Knowing Trust “Jargon”

With the rise in use of trusts comes “jargon” that is peculiar to trusts. Increasingly, clients ask about trusts and how they operate. Simple explanations follow for words and phrases that are part of trust jargon.

  • Trust — a legal relationship where a person or persons (the trustees), holds property for the benefit of another person or persons (the beneficiaries).
  • Trustee — the person or persons appointed to look after the assets that belong to the trust. The trustee’s powers are outlined in the Trust Deed.
  • Settlor — the person who creates a trust.
  • Discretionary beneficiaries — a group of people who have been nominated to share in the trust income, and where specified in the Trust Deed, also in the trust’s capital. The trustees decide who gets what from the trust.
  • Final beneficiaries — a group of people nominated to share in the assets left in the trust at the time the trust is wound up.
  • Settlement sum — This can be a nominal amount, say $10.
  • Trust deed — the document creating a trust. Its contents indicate who created the trust (settlor), who the trustees are, what the settlement sum is, the powers of the trustees, the group of people who may be able to share in the income and capital earned by the trust, and the group of people who are to share in the trust assets on wind up.

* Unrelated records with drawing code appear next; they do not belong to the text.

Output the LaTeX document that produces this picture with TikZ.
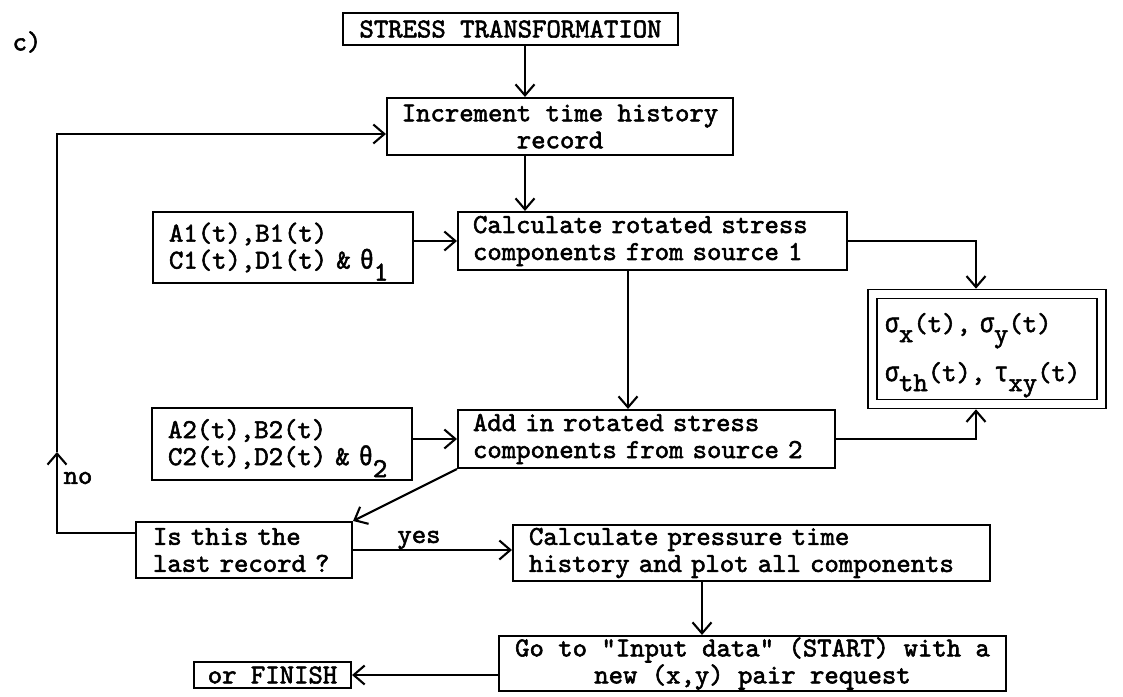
\documentclass[tikz,border=0pt]{standalone}
\usepackage{fontspec}
\usetikzlibrary{arrows.meta}
\newfontfamily\twfont{lmmono10-regular}[Extension=.otf, FakeBold=2]
\newfontfamily\grkfont{Liberation Mono}[FakeStretch=0.85, FakeBold=1.5]
\newcommand\lowsub[2][10pt]{\raisebox{-#1}[0pt][0pt]{#2}}
\newcommand\gk[1]{{\grkfont #1}}
\tikzset{
  txt/.style={font=\twfont\fontsize{27.4pt}{27pt}\selectfont},
  box/.style={txt, draw, line width=2.1pt, inner sep=0pt},
  lbl/.style={txt, inner sep=0pt},
  arr/.style={line width=2.1pt, -{Straight Barb[length=11pt,width=19pt]}},
}
\begin{document}
\begin{tikzpicture}[x=1pt,y=-1pt]
\path[fill=white] (0,0) rectangle (1123,696);
\useasboundingbox (0,0) rectangle (1123,696);

\node[lbl] (clabel) at (27,42) {c)};
\node[box, minimum width=335pt, minimum height=32pt] (title) at (510.5,29) {STRESS TRANSFORMATION};
\node[box, minimum width=346pt, minimum height=57pt, align=center] (inc) at (560,126.5) {Increment time history\\record};
\node[box, minimum width=389pt, minimum height=58pt, text width=359pt, align=left] (calc) at (652.5,241) {Calculate rotated stress\\components from source 1};
\node[box, minimum width=260pt, minimum height=71pt, text width=228pt, align=left] (a1) at (283,247.5) {A1(t),B1(t)\\C1(t),D1(t) \& \gk{θ}\lowsub[12pt]{1}};
\node[box, double, double distance=7.2pt, line width=1.8pt, minimum width=229pt, minimum height=110pt, text width=204pt, align=left] (sig) at (987,349) {\gk{σ}\lowsub{x}(t), \gk{σ}\lowsub{y}(t)\\[22pt]\gk{σ}\lowsub{th}(t), \gk{τ}\lowsub{xy}(t)};
\node[box, minimum width=260pt, minimum height=72pt, text width=228pt, align=left] (a2) at (282,444) {A2(t),B2(t)\\C2(t),D2(t) \& \gk{θ}\lowsub[12pt]{2}};
\node[box, minimum width=377pt, minimum height=58pt, text width=347pt, align=left] (add) at (646.5,439) {Add in rotated stress\\components from source 2};
\node[box, minimum width=216pt, minimum height=56pt, text width=182pt, align=left] (is) at (244,550) {Is this the\\last record ?};
\node[box, minimum width=477pt, minimum height=56pt, text width=445pt, align=left] (pres) at (751.5,553) {Calculate pressure time\\history and plot all components};
\node[box, minimum width=507pt, minimum height=55pt, align=center] (go) at (752.5,663.5) {Go to "Input data" (START) with a\\new (x,y) pair request};
\node[box, minimum width=157pt, minimum height=26pt] (fin) at (272.5,675) {or FINISH};

\node[lbl] (yes) at (419,540) {yes};
\node[lbl] (no) at (78,478) {no};

\coordinate (vx) at (525,0);
\coordinate (vs) at (976,0);
\coordinate (vc) at (628,0);
\coordinate (vp) at (702,0);
\coordinate (lb) at (57,533);
\coordinate (lm) at (57,452);
\coordinate (lt) at (57,134);

\draw[arr] (title.south -| vx) -- (inc.north -| vx);
\draw[arr] (inc.south -| vx) -- (calc.north -| vx);
\draw[arr] (a1.east |- calc.west) -- (calc.west);
\draw[arr, shorten >=4.4pt] (calc.east) -| (vs |- sig.north);
\draw[arr] (calc.south -| vc) -- (add.north -| vc);
\draw[arr] (a2.east |- add.west) -- (add.west);
\draw[arr, shorten >=4.4pt] (add.east) -| (vs |- sig.south);
\draw[arr] (add.south west) -- (is.north east);
\draw[arr] (is.east) -- (is.east -| pres.west);
\draw[arr] (pres.south -| vp) -- (go.north -| vp);
\draw[arr] (go.west |- fin.east) -- (fin.east);
\draw[arr] (lb -| is.west) -- (lb) -- (lm);
\draw[arr] (lm) -- (lt) -- (lt -| inc.west);
\end{tikzpicture}
\end{document}
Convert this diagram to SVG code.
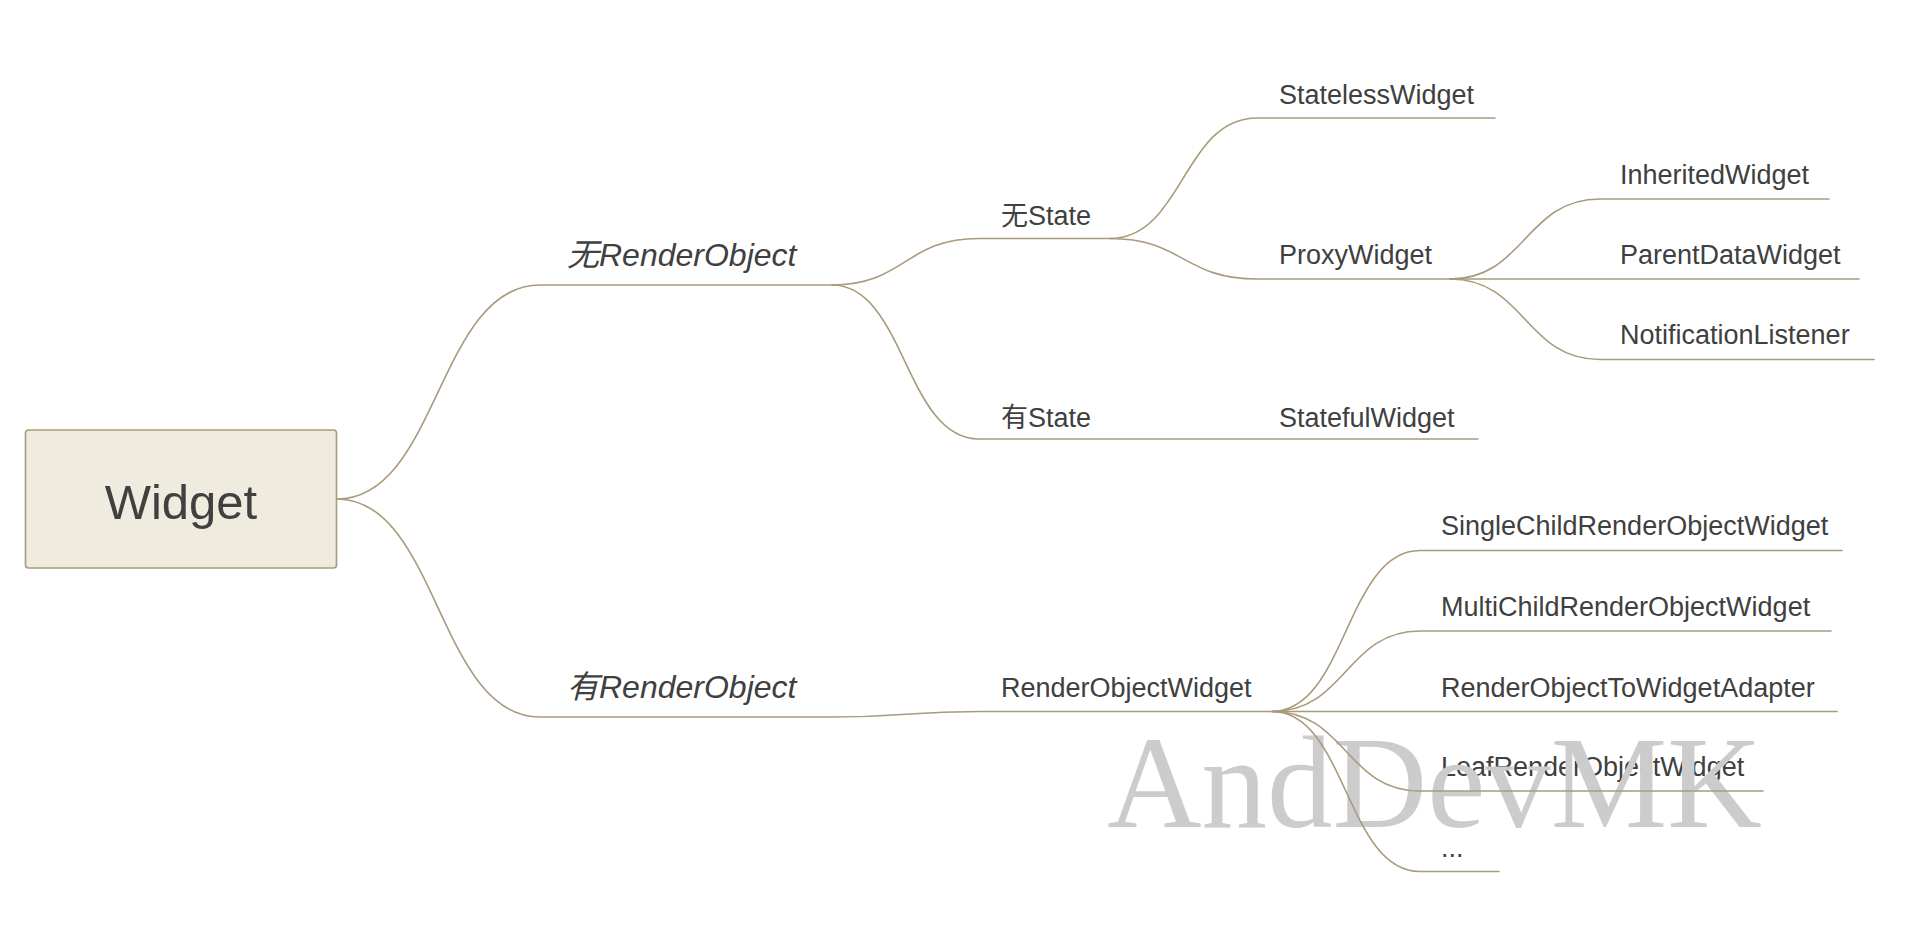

The creation of a trust can be explained as follows: A person (the settlor) creates a document (the trust deed) which entrusts the management of certain assets (the settlement sum, to begin with) to a person or persons (the trustees) for the benefit of people (the beneficiaries) that the settlor nominates within the trust deed. The ability of the trustees to “grow” the trust is defined within the powers given to them by the trust deed.

The main reason for creating a trust is to set aside and maintain assets for specific people (the beneficiaries). The assets may generate an income that can also be allocated to the beneficiaries.

Another area which creates some confusion is the difference between an estate and a trust.

  • Estate — when someone dies, all their assets and liabilities go into an estate. An estate is a trust which administers the assets of a deceased person. The estate has a trustee (referred to as an executor) appointed (usually by the will) to administer the estate. The estate is a special type of trust that is created only at the time of a person’s death.
  • Trust — usually an entity that is created by a living person who contributes a sum (settlement sum) to start the entity.

Who “owns” the trust’s assets? All the assets of the trust are legally held in the joint names of all the trustees. If “A” and “B” are the trustees, then any shares owned by the trust will be in the name of “A & B”, however, the assets do not belong to the trustees. The trustees are holding the assets for the beneficiaries until the time those assets are distributed to the beneficiaries.

Trustees must act with diligence and prudence. This means that they must act in a manner that any prudent person would if dealing with his/her own assets. Trustees are personally liable for their actions.